Exercise instructions >> Extract the full listing below without altering a single character.

* Begin Information provided *

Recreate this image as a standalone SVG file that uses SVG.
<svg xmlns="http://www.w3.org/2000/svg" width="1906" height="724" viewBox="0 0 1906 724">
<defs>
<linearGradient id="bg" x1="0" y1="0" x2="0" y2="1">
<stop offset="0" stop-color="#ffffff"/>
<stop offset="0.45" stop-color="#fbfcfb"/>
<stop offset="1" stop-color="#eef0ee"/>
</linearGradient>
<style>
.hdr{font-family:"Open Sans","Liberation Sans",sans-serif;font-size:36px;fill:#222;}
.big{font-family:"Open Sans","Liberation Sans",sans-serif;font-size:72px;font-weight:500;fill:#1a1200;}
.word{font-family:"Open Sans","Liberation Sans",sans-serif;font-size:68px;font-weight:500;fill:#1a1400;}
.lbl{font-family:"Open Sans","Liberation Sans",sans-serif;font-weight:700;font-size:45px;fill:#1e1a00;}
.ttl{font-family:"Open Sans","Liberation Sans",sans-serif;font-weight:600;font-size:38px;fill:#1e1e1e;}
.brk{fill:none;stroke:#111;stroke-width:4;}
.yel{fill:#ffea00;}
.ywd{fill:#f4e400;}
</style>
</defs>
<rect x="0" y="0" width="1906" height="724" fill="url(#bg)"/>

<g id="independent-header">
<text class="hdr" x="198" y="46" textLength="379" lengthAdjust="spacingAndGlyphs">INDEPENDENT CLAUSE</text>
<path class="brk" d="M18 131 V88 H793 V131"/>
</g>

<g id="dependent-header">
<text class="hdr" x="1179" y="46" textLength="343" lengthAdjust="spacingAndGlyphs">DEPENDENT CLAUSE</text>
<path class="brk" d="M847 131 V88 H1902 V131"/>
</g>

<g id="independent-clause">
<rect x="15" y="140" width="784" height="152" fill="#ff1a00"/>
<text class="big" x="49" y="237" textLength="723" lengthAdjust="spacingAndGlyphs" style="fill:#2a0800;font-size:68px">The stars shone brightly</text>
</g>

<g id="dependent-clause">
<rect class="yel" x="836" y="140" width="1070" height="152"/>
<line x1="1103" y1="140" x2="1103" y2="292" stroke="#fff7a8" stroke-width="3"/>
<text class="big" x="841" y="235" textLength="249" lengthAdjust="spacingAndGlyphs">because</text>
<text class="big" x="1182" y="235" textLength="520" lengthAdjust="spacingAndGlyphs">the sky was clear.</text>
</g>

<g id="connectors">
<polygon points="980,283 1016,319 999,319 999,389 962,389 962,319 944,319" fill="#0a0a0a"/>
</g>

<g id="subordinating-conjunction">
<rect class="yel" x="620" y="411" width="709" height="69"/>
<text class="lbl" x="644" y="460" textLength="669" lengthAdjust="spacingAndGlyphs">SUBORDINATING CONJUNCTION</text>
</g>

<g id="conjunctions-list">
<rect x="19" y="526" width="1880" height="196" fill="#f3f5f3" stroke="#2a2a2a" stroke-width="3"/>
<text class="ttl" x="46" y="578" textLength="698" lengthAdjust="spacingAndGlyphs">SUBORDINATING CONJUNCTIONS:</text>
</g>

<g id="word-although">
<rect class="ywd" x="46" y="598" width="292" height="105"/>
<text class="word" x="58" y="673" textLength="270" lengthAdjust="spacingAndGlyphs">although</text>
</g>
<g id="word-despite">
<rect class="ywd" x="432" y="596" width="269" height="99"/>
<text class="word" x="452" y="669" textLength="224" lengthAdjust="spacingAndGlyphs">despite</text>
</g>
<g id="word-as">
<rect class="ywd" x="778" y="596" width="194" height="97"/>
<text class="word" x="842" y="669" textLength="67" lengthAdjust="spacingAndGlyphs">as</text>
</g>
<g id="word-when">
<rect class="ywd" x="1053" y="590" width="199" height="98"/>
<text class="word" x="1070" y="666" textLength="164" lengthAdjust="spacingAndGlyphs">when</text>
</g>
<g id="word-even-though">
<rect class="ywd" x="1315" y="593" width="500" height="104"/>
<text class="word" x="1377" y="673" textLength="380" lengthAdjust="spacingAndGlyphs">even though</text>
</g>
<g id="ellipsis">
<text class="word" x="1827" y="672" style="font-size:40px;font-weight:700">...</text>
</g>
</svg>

* End Information provided *

Full output >>
Recreate this image as a standalone SVG file that uses SVG.
<svg xmlns="http://www.w3.org/2000/svg" width="1906" height="724" viewBox="0 0 1906 724">
<defs>
<linearGradient id="bg" x1="0" y1="0" x2="0" y2="1">
<stop offset="0" stop-color="#ffffff"/>
<stop offset="0.45" stop-color="#fbfcfb"/>
<stop offset="1" stop-color="#eef0ee"/>
</linearGradient>
<style>
.hdr{font-family:"Open Sans","Liberation Sans",sans-serif;font-size:36px;fill:#222;}
.big{font-family:"Open Sans","Liberation Sans",sans-serif;font-size:72px;font-weight:500;fill:#1a1200;}
.word{font-family:"Open Sans","Liberation Sans",sans-serif;font-size:68px;font-weight:500;fill:#1a1400;}
.lbl{font-family:"Open Sans","Liberation Sans",sans-serif;font-weight:700;font-size:45px;fill:#1e1a00;}
.ttl{font-family:"Open Sans","Liberation Sans",sans-serif;font-weight:600;font-size:38px;fill:#1e1e1e;}
.brk{fill:none;stroke:#111;stroke-width:4;}
.yel{fill:#ffea00;}
.ywd{fill:#f4e400;}
</style>
</defs>
<rect x="0" y="0" width="1906" height="724" fill="url(#bg)"/>

<g id="independent-header">
<text class="hdr" x="198" y="46" textLength="379" lengthAdjust="spacingAndGlyphs">INDEPENDENT CLAUSE</text>
<path class="brk" d="M18 131 V88 H793 V131"/>
</g>

<g id="dependent-header">
<text class="hdr" x="1179" y="46" textLength="343" lengthAdjust="spacingAndGlyphs">DEPENDENT CLAUSE</text>
<path class="brk" d="M847 131 V88 H1902 V131"/>
</g>

<g id="independent-clause">
<rect x="15" y="140" width="784" height="152" fill="#ff1a00"/>
<text class="big" x="49" y="237" textLength="723" lengthAdjust="spacingAndGlyphs" style="fill:#2a0800;font-size:68px">The stars shone brightly</text>
</g>

<g id="dependent-clause">
<rect class="yel" x="836" y="140" width="1070" height="152"/>
<line x1="1103" y1="140" x2="1103" y2="292" stroke="#fff7a8" stroke-width="3"/>
<text class="big" x="841" y="235" textLength="249" lengthAdjust="spacingAndGlyphs">because</text>
<text class="big" x="1182" y="235" textLength="520" lengthAdjust="spacingAndGlyphs">the sky was clear.</text>
</g>

<g id="connectors">
<polygon points="980,283 1016,319 999,319 999,389 962,389 962,319 944,319" fill="#0a0a0a"/>
</g>

<g id="subordinating-conjunction">
<rect class="yel" x="620" y="411" width="709" height="69"/>
<text class="lbl" x="644" y="460" textLength="669" lengthAdjust="spacingAndGlyphs">SUBORDINATING CONJUNCTION</text>
</g>

<g id="conjunctions-list">
<rect x="19" y="526" width="1880" height="196" fill="#f3f5f3" stroke="#2a2a2a" stroke-width="3"/>
<text class="ttl" x="46" y="578" textLength="698" lengthAdjust="spacingAndGlyphs">SUBORDINATING CONJUNCTIONS:</text>
</g>

<g id="word-although">
<rect class="ywd" x="46" y="598" width="292" height="105"/>
<text class="word" x="58" y="673" textLength="270" lengthAdjust="spacingAndGlyphs">although</text>
</g>
<g id="word-despite">
<rect class="ywd" x="432" y="596" width="269" height="99"/>
<text class="word" x="452" y="669" textLength="224" lengthAdjust="spacingAndGlyphs">despite</text>
</g>
<g id="word-as">
<rect class="ywd" x="778" y="596" width="194" height="97"/>
<text class="word" x="842" y="669" textLength="67" lengthAdjust="spacingAndGlyphs">as</text>
</g>
<g id="word-when">
<rect class="ywd" x="1053" y="590" width="199" height="98"/>
<text class="word" x="1070" y="666" textLength="164" lengthAdjust="spacingAndGlyphs">when</text>
</g>
<g id="word-even-though">
<rect class="ywd" x="1315" y="593" width="500" height="104"/>
<text class="word" x="1377" y="673" textLength="380" lengthAdjust="spacingAndGlyphs">even though</text>
</g>
<g id="ellipsis">
<text class="word" x="1827" y="672" style="font-size:40px;font-weight:700">...</text>
</g>
</svg>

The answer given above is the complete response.